Today, the European Parliament voted on key files in the Migration Pact. This comes after the far right political groups objected to the mandates voted by the justice and home affairs committee at the end of March.
At the committee vote, there was a clear majority to start negotiations with the Council as soon as possible, with a view to finding an agreement before the end of the mandate in 2024. The plenary voted on challenging the committee decision to start trilogue negotiations on the screening regulation, the Asylum and Migration Management Regulation and the crisis regulation.
With an influential role across the legislative files, the S&D Group fought for an agreement based on solidarity both towards those seeking protection and between member states; one that protects the right to asylum and that ensures each member state takes its fair share of responsibility.
“Instead of celebrating their support for proposals like protecting the right to asylum, the EPP Group is copying from the far right playbook by turning migration into a debate about building walls,” S&Ds say.
“The Migration Pact is about solutions, while talking about building walls is a distraction. Today’s vote is about serious legislation that will mean long-term solutions and binding solidarity measures. The vote orchestrated by the EPP yesterday, to use EU money to build walls, was a distraction,” said Birgit Sippel, LIBE spokesperson and Parliament’s rapporteur on screening.

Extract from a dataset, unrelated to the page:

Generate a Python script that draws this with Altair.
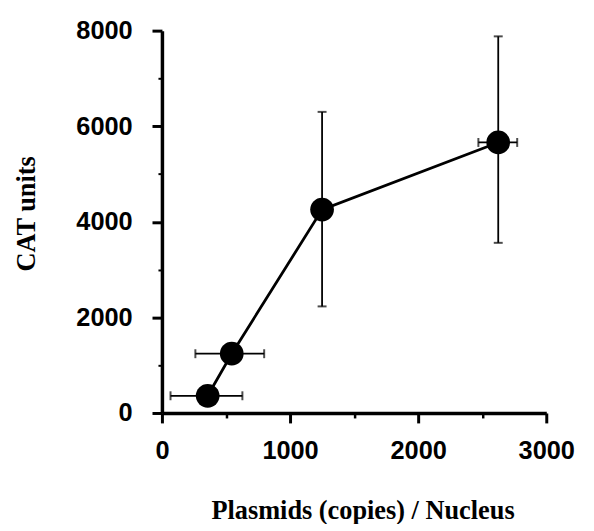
import altair as alt
import pandas as pd

# Data
plasmids = [357, 545, 1250, 2625]
cat_units = [360, 1240, 4255, 5660]
x_err_lo = [67, 261, None, 2470]
x_err_hi = [628, 798, None, 2773]
y_err_lo = [None, None, 2230, 3560]
y_err_hi = [None, None, 6300, 7880]

x_major = [0, 1000, 2000, 3000]
x_minor = [500, 1500, 2500]
y_major = [0, 2000, 4000, 6000, 8000]
y_minor = [1000, 3000, 5000, 7000]

df = pd.DataFrame({
    "x": plasmids, "y": cat_units,
    "xlo": x_err_lo, "xhi": x_err_hi,
    "ylo": y_err_lo, "yhi": y_err_hi,
})

xs = alt.Scale(domain=[0, 3000], nice=False, zero=True)
ys = alt.Scale(domain=[0, 8000], nice=False, zero=True)

tick_font = "Liberation Sans"
title_font = "Liberation Serif"

x_axis = alt.Axis(
    values=x_major, format="d", title="Plasmids (copies) /  Nucleus", orient="bottom",
    grid=False, domainColor="black", domainWidth=3.5, tickColor="black", tickWidth=3,
    tickSize=10, labelFont=tick_font, labelFontSize=25.5, labelFontWeight="bold",
    labelColor="black", labelPadding=16, labelFlush=False,
    titleFont=title_font, titleFontSize=26.5, titleFontWeight="bold", titleColor="black",
    titleX=202, titleY=106, titleBaseline="alphabetic", titleAlign="center",
)
y_axis = alt.Axis(
    values=y_major, format="d", title="CAT units", orient="left",
    grid=False, domainColor="black", domainWidth=3.5, tickColor="black", tickWidth=3,
    tickSize=10, labelFont=tick_font, labelFontSize=25.5, labelFontWeight="bold",
    labelColor="black", labelPadding=20, labelFlush=False,
    titleFont=title_font, titleFontSize=26.5, titleFontWeight="bold", titleColor="black",
    titleX=-128, titleY=184, titleAngle=270, titleBaseline="alphabetic", titleAlign="center",
)

base = alt.Chart(df)

line = base.mark_line(color="black", strokeWidth=2.8).encode(
    x=alt.X("x:Q", scale=xs, axis=x_axis),
    y=alt.Y("y:Q", scale=ys, axis=y_axis),
)

minor = base.mark_point(opacity=0).encode(
    x=alt.X("x:Q", scale=xs, axis=alt.Axis(values=x_minor, orient="bottom", labels=False,
                                           domain=False, grid=False, title=None,
                                           tickColor="black", tickWidth=2.5, tickSize=5)),
    y=alt.Y("y:Q", scale=ys, axis=alt.Axis(values=y_minor, orient="left", labels=False,
                                           domain=False, grid=False, title=None,
                                           tickColor="black", tickWidth=2, tickSize=4)),
)

def X(field):
    return alt.X(field, type="quantitative", scale=xs)

def Y(field):
    return alt.Y(field, type="quantitative", scale=ys)

xbar = base.transform_filter("isValid(datum.xlo)").mark_rule(color="black", strokeWidth=1.8).encode(
    x=X("xlo"), x2="xhi:Q", y=Y("y"))
xcap_lo = base.transform_filter("isValid(datum.xlo)").mark_tick(
    color="black", orient="vertical", size=9, thickness=2).encode(x=X("xlo"), y=Y("y"))
xcap_hi = base.transform_filter("isValid(datum.xhi)").mark_tick(
    color="black", orient="vertical", size=9, thickness=2).encode(x=X("xhi"), y=Y("y"))

ybar = base.transform_filter("isValid(datum.ylo)").mark_rule(color="black", strokeWidth=1.8).encode(
    x=X("x"), y=Y("ylo"), y2="yhi:Q")
ycap_lo = base.transform_filter("isValid(datum.ylo)").mark_tick(
    color="black", orient="horizontal", size=9, thickness=2).encode(x=X("x"), y=Y("ylo"))
ycap_hi = base.transform_filter("isValid(datum.yhi)").mark_tick(
    color="black", orient="horizontal", size=9, thickness=2).encode(x=X("x"), y=Y("yhi"))

points = base.mark_circle(color="black", opacity=1, size=570).encode(x=X("x"), y=Y("y"))

main = alt.layer(line, xbar, xcap_lo, xcap_hi, ybar, ycap_lo, ycap_hi, points)

chart = alt.layer(minor, main).resolve_axis(x="independent", y="independent").properties(
    width=387, height=385,
    autosize=alt.AutoSizeParams(type="none"),
    padding={"left": 155, "top": 21, "right": 40, "bottom": 110},
).configure_view(stroke=None).configure_axis(grid=False)

chart.save("out.html", embed_options={"renderer": "svg", "actions": False})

“The EPP is at real risk of losing control of its policies and is running blind into an alliance with the far right. By constantly pandering to far-right fearmongering over migration, Manfred Weber is playing a dangerous game. Weber should get himself out of the pockets of the likes of Meloni and get back to responsible solutions that have the support of a pro-European majority,” Sippel added.
“We worked hard to find a solid majority among the political groups at the committee stage and we did that again today. By challenging the committee’s mandate, the Conservatives and Reformists, that includes the ruling party of the Italian government, show they are not serious about solutions,” said Juan Fernando López Aguilar, LIBE Chair and Parliament’s rapporteur on the crisis regulation.
“The Migration Pact includes the tools to move away from ad-hoc crisis responses and instead put in place a permanent and sustainable procedure that governments can rely on. The Pact creates a system in which solidarity is obligatory and means relocation after rescue and salvage operations. Populist emergency decrees are no way to deal with migration in an orderly way. Nationalist solutions are not the answer to pan-European challenges,” he concluded.